* BEGIN PROVIDED DATA *
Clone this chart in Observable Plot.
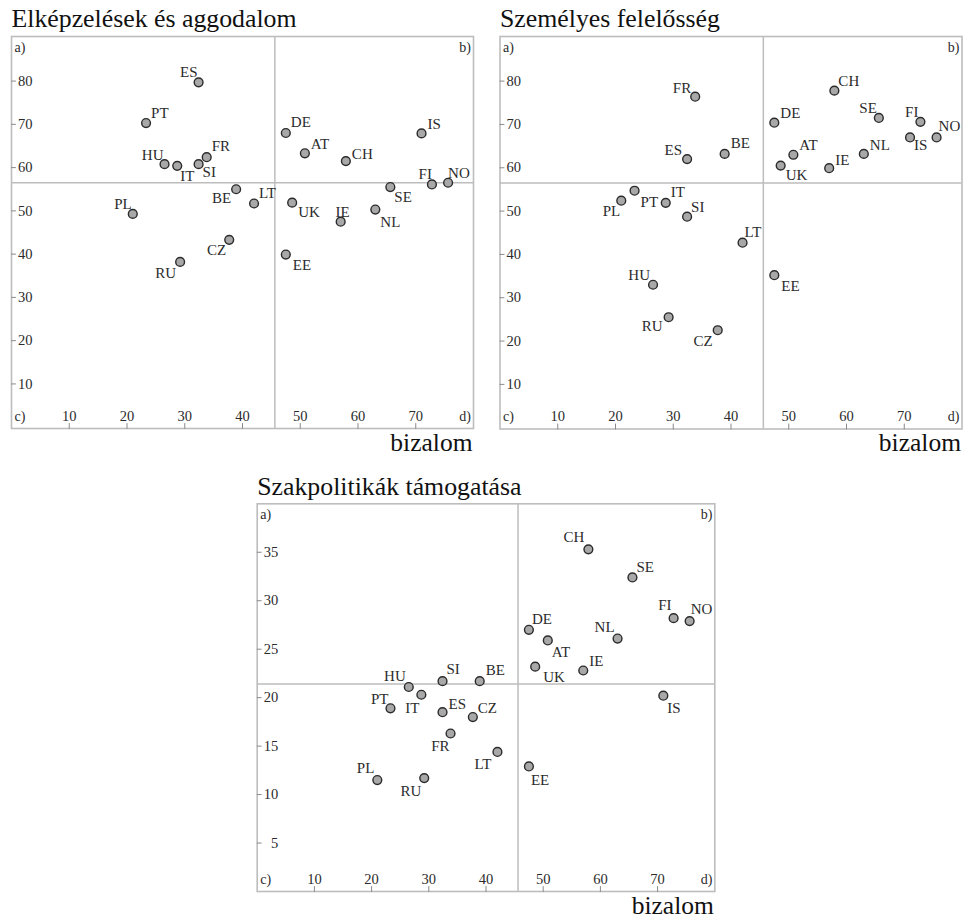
<!DOCTYPE html>
<html>
<head>
<meta charset="utf-8">
<script src="https://cdn.jsdelivr.net/npm/d3@7"></script>
<script src="https://cdn.jsdelivr.net/npm/@observablehq/plot@0.6"></script>
<style>
  html, body { margin: 0; padding: 0; background: #fff; }
  #chart { position: relative; width: 963px; height: 921px; overflow: hidden; background: #fff; }
  #chart svg { position: absolute; overflow: visible; max-width: none; }
</style>
</head>
<body>
<div id="chart"></div>
<script>
// ---- data ----
const countries = ["PL","PT","HU","IT","RU","ES","SI","FR","CZ","BE","LT","EE","DE","UK","AT","IE","CH","NL","SE","IS","FI","NO"];
const trust =          [21.0,23.3,26.5,28.7,29.2,32.4,32.4,33.8,37.7,38.9,42.0,47.5,47.5,48.6,50.8,57.0,57.9,63.0,65.6,71.0,72.8,75.6];
const concern =        [49.3,70.3,60.8,60.4,38.2,79.7,60.8,62.4,43.3,55.0,51.7,39.9,68.0,51.9,63.3,47.5,61.5,50.3,55.5,67.9,56.1,56.5];
const responsibility = [52.4,54.7,33.0,51.9,25.5,62.0,48.7,76.4,22.5,63.2,42.7,35.2,70.4,60.5,63.0,59.9,77.8,63.2,71.5,67.0,70.6,67.0];
const support =        [11.5,18.9,21.1,20.3,11.7,18.5,21.7,16.3,18.0,21.7,14.4,12.9,27.0,23.2,25.9,22.8,35.3,26.1,32.4,20.2,28.2,27.9];

const titles = ["Elképzelések és aggodalom", "Személyes felelősség", "Szakpolitikák támogatása"];
const xLabel = "bizalom";
const xTicks = [10,20,30,40,50,60,70];
const yTicksA = [10,20,30,40,50,60,70,80];
const yTicksC = [5,10,15,20,25,30,35];
const quadrantLabels = ["a)","b)","c)","d)"];
// quadrant split lines
const splitX = 45.6;
const splitYA = 56.5, splitYB = 56.5, splitYC = 21.4;

// ---- label placement (dx, dy to baseline, anchor) ----
const offA = {ES:[-1,-5,"end"],PT:[5,-5,"start"],HU:[-1,-4,"end"],IT:[3,15,"start"],SI:[4,13,"start"],FR:[5,-6,"start"],
  BE:[-5,14,"end"],LT:[5,-6,"start"],PL:[-1,-5,"end"],RU:[-4,16,"end"],CZ:[-3,15,"end"],DE:[5,-6,"start"],AT:[6,-4,"start"],
  CH:[6,-2,"start"],IS:[6,-4,"start"],FI:[0,-5,"end"],NO:[0,-5,"start"],SE:[4,15,"start"],UK:[6,14,"start"],IE:[2,-5,"middle"],
  NL:[5,17,"start"],EE:[7,15,"start"]};
const offB = {FR:[-4,-4,"end"],ES:[-5,-4,"end"],BE:[6,-6,"start"],CH:[4,-5,"start"],DE:[6,-5,"start"],SE:[-2,-5,"end"],
  FI:[-2,-5,"end"],NO:[2,-6,"start"],IS:[4,13,"start"],AT:[6,-5,"start"],UK:[5,14,"start"],IE:[6,-3,"start"],NL:[6,-4,"start"],
  PL:[-1,15,"end"],PT:[6,16,"start"],IT:[5,-6,"start"],SI:[4,-5,"start"],LT:[2,-6,"start"],HU:[-3,-5,"end"],EE:[7,16,"start"],
  RU:[-6,14,"end"],CZ:[-5,16,"end"]};
const offC = {CH:[-4,-7,"end"],SE:[4,-5,"start"],FI:[-2,-8,"end"],NO:[1,-7,"start"],DE:[3,-6,"start"],AT:[4,17,"start"],
  NL:[-3,-7,"end"],UK:[8,15,"start"],IE:[6,-5,"start"],HU:[-3,-6,"end"],SI:[4,-7,"start"],BE:[6,-6,"start"],IT:[-2,18,"end"],
  IS:[4,17,"start"],PT:[-2,-4,"end"],ES:[6,-3,"start"],CZ:[5,-4,"start"],FR:[-1,17,"end"],LT:[-6,17,"end"],EE:[2,19,"start"],
  PL:[-3,-7,"end"],RU:[-3,18,"end"]};

const FONT = "Liberation Serif";
const GRID = "#bdbdbd";
const INK = "#2b2b2b";
const tickLine = {draw(ctx, l) { ctx.moveTo(0, 0); ctx.lineTo(0, -l); }};

function panel({values, yDomain, yTicks, splitY, offsets, title, left, top, width, height, margin}) {
  const rows = countries.map((c, i) => ({code: c, trust: trust[i], v: values[i]}));
  const labelMarks = rows.map(r => {
    const [dx, dy, anchor] = offsets[r.code];
    return Plot.text([r], {x: "trust", y: "v", text: "code", dx, dy, textAnchor: anchor, lineAnchor: "bottom",
      fontSize: 15, fill: INK, fontFamily: FONT});
  });
  const svg = Plot.plot({
    width, height,
    marginLeft: margin[3], marginRight: margin[1], marginTop: margin[0], marginBottom: margin[2],
    style: {background: "transparent", overflow: "visible", fontFamily: FONT},
    x: {domain: [0, 80], axis: null},
    y: {domain: yDomain, axis: null},
    marks: [
      Plot.ruleX([splitX], {stroke: GRID, strokeWidth: 1.5}),
      Plot.ruleY([splitY], {stroke: GRID, strokeWidth: 1.5}),
      Plot.frame({stroke: GRID, strokeWidth: 1.6}),
      // y ticks (inside, left) and labels
      Plot.vector(yTicks, {y: d => d, frameAnchor: "left", rotate: 90, length: 4, anchor: "start", shape: tickLine, stroke: "#8a8a8a", strokeWidth: 1}),
      Plot.text(yTicks, {y: d => d, frameAnchor: "left", text: d => String(d), dx: 21, textAnchor: "end", lineAnchor: "middle", fontSize: 14.5, fill: INK, fontFamily: FONT}),
      // x ticks (inside, bottom) and labels
      Plot.vector(xTicks, {x: d => d, frameAnchor: "bottom", rotate: 0, length: 5, anchor: "start", shape: tickLine, stroke: "#8a8a8a", strokeWidth: 1}),
      Plot.text(xTicks, {x: d => d, frameAnchor: "bottom", text: d => String(d), dy: -8, textAnchor: "middle", lineAnchor: "bottom", fontSize: 14.5, fill: INK, fontFamily: FONT}),
      // quadrant letters
      Plot.text([quadrantLabels[0]], {text: d => d, frameAnchor: "top-left", dx: 3, dy: 15, textAnchor: "start", lineAnchor: "bottom", fontSize: 14, fill: INK, fontFamily: FONT}),
      Plot.text([quadrantLabels[1]], {text: d => d, frameAnchor: "top-right", dx: -2.5, dy: 15, textAnchor: "end", lineAnchor: "bottom", fontSize: 14, fill: INK, fontFamily: FONT}),
      Plot.text([quadrantLabels[2]], {text: d => d, frameAnchor: "bottom-left", dx: 3, dy: -8, textAnchor: "start", lineAnchor: "bottom", fontSize: 14, fill: INK, fontFamily: FONT}),
      Plot.text([quadrantLabels[3]], {text: d => d, frameAnchor: "bottom-right", dx: -2.5, dy: -8, textAnchor: "end", lineAnchor: "bottom", fontSize: 14, fill: INK, fontFamily: FONT}),
      // title and x label
      Plot.text([title], {text: d => d, frameAnchor: "top-left", dy: -9.3, textAnchor: "start", lineAnchor: "bottom", fontSize: 25.8, fill: "#111", fontFamily: FONT}),
      Plot.text([xLabel], {text: d => d, frameAnchor: "bottom-right", dy: 22, dx: -1, textAnchor: "end", lineAnchor: "bottom", fontSize: 25.5, fill: "#111", fontFamily: FONT}),
      // points
      Plot.dot(rows, {x: "trust", y: "v", r: 4.4, fill: "#a8a8a8", stroke: INK, strokeWidth: 1.4}),
      ...labelMarks
    ]
  });
  svg.style.left = left + "px";
  svg.style.top = top + "px";
  return svg;
}

const chart = document.getElementById("chart");
chart.appendChild(panel({values: concern, yDomain: [-0.3, 90.3], yTicks: yTicksA, splitY: splitYA, offsets: offA,
  title: titles[0], left: 0, top: 0, width: 480, height: 460, margin: [36, 7, 32, 11]}));
chart.appendChild(panel({values: responsibility, yDomain: [-0.3, 90.3], yTicks: yTicksA, splitY: splitYB, offsets: offB,
  title: titles[1], left: 480, top: 0, width: 483, height: 460, margin: [36, 1.5, 31.5, 19.5]}));
chart.appendChild(panel({values: support, yDomain: [0, 40], yTicks: yTicksC, splitY: splitYC, offsets: offC,
  title: titles[2], left: 250, top: 470, width: 480, height: 450, margin: [33.3, 15.7, 29, 6.7]}));
</script>
</body>
</html>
* END PROVIDED DATA *
Take the material above from its first line through the line holding "const splitYA = 56.5, splitYB" and set it down exactly, without the pictures.

- [THE REPLY]:
Clone this chart in Observable Plot.
<!DOCTYPE html>
<html>
<head>
<meta charset="utf-8">
<script src="https://cdn.jsdelivr.net/npm/d3@7"></script>
<script src="https://cdn.jsdelivr.net/npm/@observablehq/plot@0.6"></script>
<style>
  html, body { margin: 0; padding: 0; background: #fff; }
  #chart { position: relative; width: 963px; height: 921px; overflow: hidden; background: #fff; }
  #chart svg { position: absolute; overflow: visible; max-width: none; }
</style>
</head>
<body>
<div id="chart"></div>
<script>
// ---- data ----
const countries = ["PL","PT","HU","IT","RU","ES","SI","FR","CZ","BE","LT","EE","DE","UK","AT","IE","CH","NL","SE","IS","FI","NO"];
const trust =          [21.0,23.3,26.5,28.7,29.2,32.4,32.4,33.8,37.7,38.9,42.0,47.5,47.5,48.6,50.8,57.0,57.9,63.0,65.6,71.0,72.8,75.6];
const concern =        [49.3,70.3,60.8,60.4,38.2,79.7,60.8,62.4,43.3,55.0,51.7,39.9,68.0,51.9,63.3,47.5,61.5,50.3,55.5,67.9,56.1,56.5];
const responsibility = [52.4,54.7,33.0,51.9,25.5,62.0,48.7,76.4,22.5,63.2,42.7,35.2,70.4,60.5,63.0,59.9,77.8,63.2,71.5,67.0,70.6,67.0];
const support =        [11.5,18.9,21.1,20.3,11.7,18.5,21.7,16.3,18.0,21.7,14.4,12.9,27.0,23.2,25.9,22.8,35.3,26.1,32.4,20.2,28.2,27.9];

const titles = ["Elképzelések és aggodalom", "Személyes felelősség", "Szakpolitikák támogatása"];
const xLabel = "bizalom";
const xTicks = [10,20,30,40,50,60,70];
const yTicksA = [10,20,30,40,50,60,70,80];
const yTicksC = [5,10,15,20,25,30,35];
const quadrantLabels = ["a)","b)","c)","d)"];
// quadrant split lines
const splitX = 45.6;
const splitYA = 56.5, splitYB = 56.5, splitYC = 21.4;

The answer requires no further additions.